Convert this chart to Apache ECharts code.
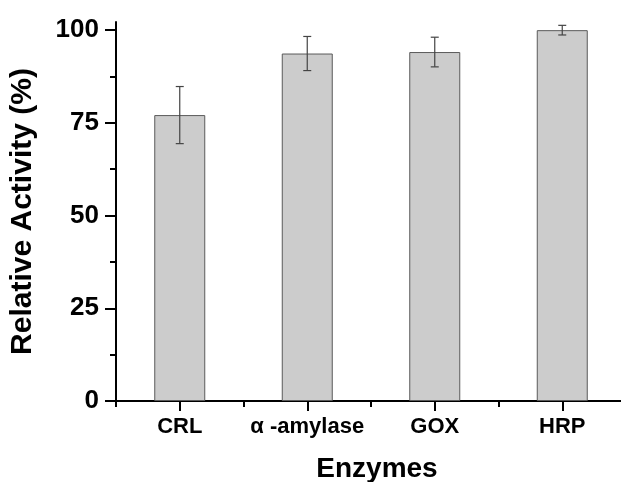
<!DOCTYPE html>
<html>
<head>
<meta charset="utf-8">
<script src="https://cdn.jsdelivr.net/npm/echarts@6/dist/echarts.min.js"></script>
<style>html,body{margin:0;padding:0;background:#fff;}#c{width:621px;height:482px;}</style>
</head>
<body>
<div id="c"></div>
<script>
var categories = ['CRL', 'α -amylase', 'GOX', 'HRP'];
var activity = [77.1, 93.7, 94.1, 100.0];
var errors = [7.7, 4.6, 4.0, 1.3];
var majorTicks = [0, 25, 50, 75, 100];
var minorTicks = [12.5, 37.5, 62.5, 87.5];

var FONT = 'Liberation Sans, Arial, sans-serif';
var chart = echarts.init(document.getElementById('c'), null, {renderer: 'canvas'});
var errData = categories.map(function (c, i) {
  return [i, activity[i] - errors[i], activity[i] + errors[i]];
});
chart.setOption({
  animation: false,
  backgroundColor: '#ffffff',
  grid: {left: 116, top: 22, bottom: 81, right: -5, containLabel: false, outerBoundsMode: 'none'},
  xAxis: [{
    type: 'category', data: categories, position: 'bottom',
    axisLine: {lineStyle: {color: '#000', width: 2}},
    axisTick: {show: true, interval: 0, alignWithLabel: true, length: 10, lineStyle: {color: '#000', width: 2}},
    axisLabel: {interval: 0, color: '#000', fontFamily: FONT, fontWeight: 'bold', fontSize: 22, margin: 15},
    name: 'Enzymes', nameLocation: 'middle', nameGap: 54,
    nameTextStyle: {color: '#000', fontFamily: FONT, fontWeight: 'bold', fontSize: 28, padding: [0, 0, 0, 12]}
  }, {
    type: 'category', data: categories, position: 'bottom',
    axisLine: {show: false},
    axisTick: {show: true, interval: 0, length: 6, lineStyle: {color: '#000', width: 2}},
    axisLabel: {show: false}
  }],
  yAxis: [{
    type: 'value', min: 0, max: 102.2, position: 'left',
    axisLine: {show: true, lineStyle: {color: '#000', width: 2}},
    axisTick: {show: true, length: 11, customValues: majorTicks, lineStyle: {color: '#000', width: 2}},
    axisLabel: {customValues: majorTicks, color: '#000', fontFamily: FONT, fontWeight: 'bold', fontSize: 26, margin: 17},
    splitLine: {show: false},
    name: 'Relative Activity (%)', nameLocation: 'middle', nameGap: 78, nameRotate: 90,
    nameTextStyle: {color: '#000', fontFamily: FONT, fontWeight: 'bold', fontSize: 30}
  }, {
    type: 'value', min: 0, max: 102.2, position: 'left',
    axisLine: {show: false},
    axisTick: {show: true, length: 6, customValues: minorTicks, lineStyle: {color: '#000', width: 2}},
    axisLabel: {show: false},
    splitLine: {show: false}
  }],
  series: [{
    type: 'bar', data: activity, barWidth: '40%', xAxisIndex: 0, yAxisIndex: 0,
    itemStyle: {color: '#cccccc', borderColor: '#5a5a5a', borderWidth: 1}
  }, {
    type: 'custom', xAxisIndex: 0, yAxisIndex: 0, data: errData, z: 10,
    renderItem: function (params, api) {
      var x = api.value(0);
      var lo = api.coord([x, api.value(1)]);
      var hi = api.coord([x, api.value(2)]);
      var hw = 4;
      var st = {stroke: '#444', lineWidth: 1.2};
      return {type: 'group', children: [
        {type: 'line', shape: {x1: lo[0], y1: lo[1], x2: hi[0], y2: hi[1]}, style: st},
        {type: 'line', shape: {x1: lo[0] - hw, y1: lo[1], x2: lo[0] + hw, y2: lo[1]}, style: st},
        {type: 'line', shape: {x1: hi[0] - hw, y1: hi[1], x2: hi[0] + hw, y2: hi[1]}, style: st}
      ]};
    }
  }]
});
</script>
</body>
</html>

_____

Reproduce the full listing above verbatim, with no pictures included.

Convert this chart to Apache ECharts code.
<!DOCTYPE html>
<html>
<head>
<meta charset="utf-8">
<script src="https://cdn.jsdelivr.net/npm/echarts@6/dist/echarts.min.js"></script>
<style>html,body{margin:0;padding:0;background:#fff;}#c{width:621px;height:482px;}</style>
</head>
<body>
<div id="c"></div>
<script>
var categories = ['CRL', 'α -amylase', 'GOX', 'HRP'];
var activity = [77.1, 93.7, 94.1, 100.0];
var errors = [7.7, 4.6, 4.0, 1.3];
var majorTicks = [0, 25, 50, 75, 100];
var minorTicks = [12.5, 37.5, 62.5, 87.5];

var FONT = 'Liberation Sans, Arial, sans-serif';
var chart = echarts.init(document.getElementById('c'), null, {renderer: 'canvas'});
var errData = categories.map(function (c, i) {
  return [i, activity[i] - errors[i], activity[i] + errors[i]];
});
chart.setOption({
  animation: false,
  backgroundColor: '#ffffff',
  grid: {left: 116, top: 22, bottom: 81, right: -5, containLabel: false, outerBoundsMode: 'none'},
  xAxis: [{
    type: 'category', data: categories, position: 'bottom',
    axisLine: {lineStyle: {color: '#000', width: 2}},
    axisTick: {show: true, interval: 0, alignWithLabel: true, length: 10, lineStyle: {color: '#000', width: 2}},
    axisLabel: {interval: 0, color: '#000', fontFamily: FONT, fontWeight: 'bold', fontSize: 22, margin: 15},
    name: 'Enzymes', nameLocation: 'middle', nameGap: 54,
    nameTextStyle: {color: '#000', fontFamily: FONT, fontWeight: 'bold', fontSize: 28, padding: [0, 0, 0, 12]}
  }, {
    type: 'category', data: categories, position: 'bottom',
    axisLine: {show: false},
    axisTick: {show: true, interval: 0, length: 6, lineStyle: {color: '#000', width: 2}},
    axisLabel: {show: false}
  }],
  yAxis: [{
    type: 'value', min: 0, max: 102.2, position: 'left',
    axisLine: {show: true, lineStyle: {color: '#000', width: 2}},
    axisTick: {show: true, length: 11, customValues: majorTicks, lineStyle: {color: '#000', width: 2}},
    axisLabel: {customValues: majorTicks, color: '#000', fontFamily: FONT, fontWeight: 'bold', fontSize: 26, margin: 17},
    splitLine: {show: false},
    name: 'Relative Activity (%)', nameLocation: 'middle', nameGap: 78, nameRotate: 90,
    nameTextStyle: {color: '#000', fontFamily: FONT, fontWeight: 'bold', fontSize: 30}
  }, {
    type: 'value', min: 0, max: 102.2, position: 'left',
    axisLine: {show: false},
    axisTick: {show: true, length: 6, customValues: minorTicks, lineStyle: {color: '#000', width: 2}},
    axisLabel: {show: false},
    splitLine: {show: false}
  }],
  series: [{
    type: 'bar', data: activity, barWidth: '40%', xAxisIndex: 0, yAxisIndex: 0,
    itemStyle: {color: '#cccccc', borderColor: '#5a5a5a', borderWidth: 1}
  }, {
    type: 'custom', xAxisIndex: 0, yAxisIndex: 0, data: errData, z: 10,
    renderItem: function (params, api) {
      var x = api.value(0);
      var lo = api.coord([x, api.value(1)]);
      var hi = api.coord([x, api.value(2)]);
      var hw = 4;
      var st = {stroke: '#444', lineWidth: 1.2};
      return {type: 'group', children: [
        {type: 'line', shape: {x1: lo[0], y1: lo[1], x2: hi[0], y2: hi[1]}, style: st},
        {type: 'line', shape: {x1: lo[0] - hw, y1: lo[1], x2: lo[0] + hw, y2: lo[1]}, style: st},
        {type: 'line', shape: {x1: hi[0] - hw, y1: hi[1], x2: hi[0] + hw, y2: hi[1]}, style: st}
      ]};
    }
  }]
});
</script>
</body>
</html>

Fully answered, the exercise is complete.